How to Build an Army Training Plan Using T&EOs
- Admin

- Nov 10
- 3 min read
Updated: 7 days ago
Training & Evaluation Outlines (T&EOs) are the backbone of the Army’s training system. They define the task, the conditions under which you train, and the standards a unit or Soldier must meet to be evaluated as “trained.” Whether you’re a new team leader or a seasoned senior NCO, understanding how to build a training plan using T&EOs is essential to doing your job the way the Army expects.
This guide breaks down the Army’s doctrinal process, how to read and use T&EOs, and which forms, tools, and documents leaders use to plan training events.
1. What a T&EO Is For
T&EOs are standardized Army products that outline:
The task
Conditions under which the task must be performed
Standards required for a “GO”
Performance steps
Evaluation criteria
Resources, such as ranges, ammunition, equipment, and personnel
The Army expects leaders to use T&EOs to:
Plan training
Resource training
Execute training to standard
Evaluate performance
Assess readiness and retraining needs
This guidance comes directly from FM 7-0: Training, ATP 7-0.1, and Training Management resources on the Army Training Network.

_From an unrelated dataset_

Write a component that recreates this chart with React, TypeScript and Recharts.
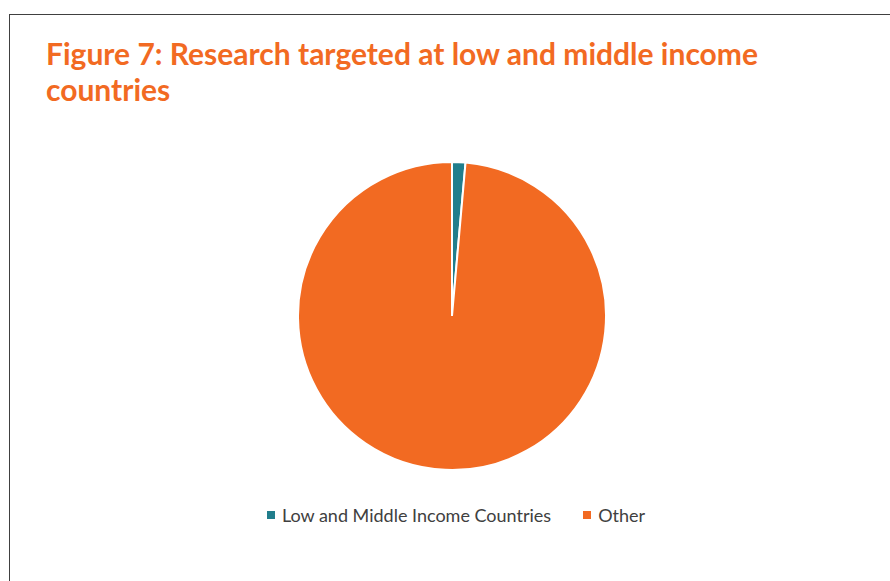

2. How the Army Builds Training (FM 7-0)
The Army’s training cycle follows four phases: Plan – Prepare – Execute – Assess. T&EOs play a role in every phase.
PLAN
Identify the unit METL (Mission Essential Task List) (e.g. - Survivability or Conduct defensive operations)
Choose supporting T&EO tasks that build toward METL proficiency
Develop the unit training plan (short-, mid-, and long-range)
Determine land, range, resource, ammo, and personnel requirements
Input events into DTMS, if available
PREPARE
Build a detailed training event outline
Conduct a risk assessment (DD Form 2977)
Request land, ammo, facilities, equipment
Conduct rehearsals, PCIs, PCCs
Verify that resources match the T&EO requirements
EXECUTE
Train the task exactly as written in the T&EO
Use the performance steps as the event outline
Leaders/O-Cs evaluate according to T&EO standards
Capture performance notes and deficiencies
ASSESS
Rate the task T / P / U
T – Trained
P – Practiced
U – Untrained
Identify retraining priorities
Update DTMS or internal tracking
Feed the results into future training plans
3. Army Forms & Documents Used in Training Planning
There isn’t one single “training plan form.” Instead, the Army uses a collection of documents to create, record, and resource training.
DD Form 2977 – Deliberate Risk Assessment Worksheet (DRAW)
Required for nearly every training event.
DA Form 7566 – Composite Risk Management (older version)
Still used in some units but generally replaced by the 2977.
Range / Land / Facility Requests
Installation-specific formats (RFMSS, TAMIS, etc.).
DA Form 5434 (for schools/Soldier support)
Not for everyday training, but used when coordinating certain events.
DA Form 5988-E / DA Form 2404
Equipment status and inspection forms tied to training readiness.
Training Meeting Templates (FM 7-0)
Used to synchronize events at the platoon, company, and battalion level.
OPORD / FRAGO Format (ATP 5-0.1)
Used when training is part of a larger field operation or exercise.
Leaders typically assemble their training plan using:
The T&EO itself
DD2977
Training outline or OPORD
Range / land / ammo request
Resource forecast
Rehearsal plan & PCIs/PCCs
Evaluation checklist
Leader notes for After Action Review (AAR)
This mix forms the complete “training packet.”
4. How the Army Wants Leaders to Use T&EOs
According to FM 7-0 and ATN guidance, leaders must:
Select tasks that support METL
Use the exact conditions and standards the T&EO specifies
Train repetitively until standards are met
Evaluate honestly
Retrain quickly
Use results to update future plans
The Army’s training doctrine is clear: T&EOs exist to keep training standardized across all formations, regardless of installation or leadership style.
Train to standard, not to time.
5. Final Thoughts
Using T&EOs properly isn’t just an administrative requirement — it’s the backbone of how the Army generates readiness. If you understand how to select, plan, resource, execute, and assess T&EO-based training, you’re already ahead of most leaders.
This unofficial guide is designed to give you the clarity the Army sometimes doesn’t. Use it to build better training, run better events, and get your formation to “Trained.”